Barbour’s purpose in the poem was partly historical and partly patriotic. He celebrates The Bruce (Robert I) and Douglas throughout as the flowers of Scottish chivalry. The poem opens with a description of the state of Scotland at the death of Alexander III (1286) and concludes (more or less) with the death of Douglas and the burial of the Bruce’s heart (1332). Its central episode is the Battle of Bannockburn. Patriotic as the sentiment is, this is expressed in more general terms than is found in later Scottish literature. In the poem, Robert I’s character is a hero of the chivalric type common in contemporary romance, Freedom is a “noble thing” to be sought and won at all costs, and the opponents of such freedom are shown in the dark colours which history and poetic propriety require, but there is none of the complacency of the merely provincial habit of mind.
Barbour’s style in the poem is vigorous, his line generally fluid and quick, and there are passages of high merit. The most quoted part is Book 1, lines 225-228:
A! fredome is a noble thing!
Fredome mayss man to haiff liking;
Fredome all solace to man giffis:
He levys at ess that frely levys!
Stewartis OryginalleEdit
One of Barbour’s known lost work is The Stewartis Oryginalle which is described as having traced the genealogy of the Stewarts. The Stewart name replaced that of Bruce in the Scottish royal line when Robert II acceded to the throne after the death of David II, his uncle.
Robert II was Barbour’s royal patron. It is not known how the work came to be lost.
Buik of Alexander
Attempts have been made to name Barbour as the author of the Buik of Alexander, a Scots translation of the Roman d’Alexandre and other associated pieces. This translation borrows much from The Brus.
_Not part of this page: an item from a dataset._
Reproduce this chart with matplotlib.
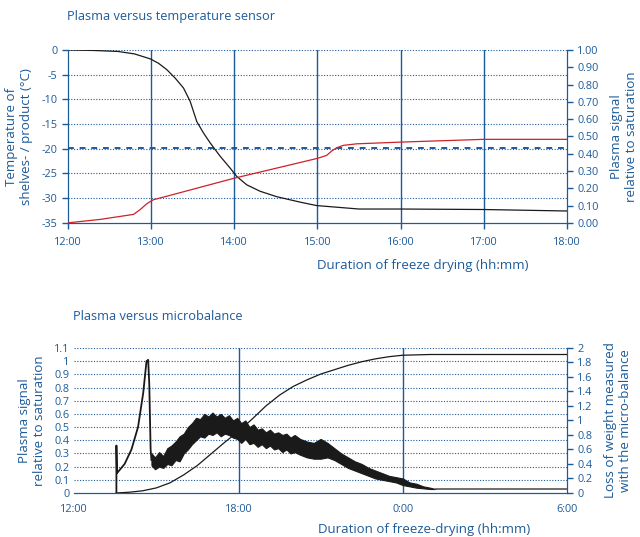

It survives and is known to us from the unique edition printed in Edinburgh, c. 1580, by Alexander Arbuthnot.
Legends of the Saints
Another possible work was added to Barbour’s canon with the discovery in the library of the University of Cambridge, by Henry Bradshaw, of a long Scots poem of over 33,000 lines, dealing with Legends of the Saints, as told in the Legenda Aurea and other legendaries. The general likeness of this poem to Barbour’s accepted work in verse-length, dialect and style, and the facts that the lives of English saints are excluded and those of St. Machar (the patron saint of Aberdeen) and St. Ninian are inserted, make this ascription plausible. Later criticism, though divided, has tended in the contrary direction, and has based its strongest negative judgment on the consideration of rhymes, assonance and vocabulary.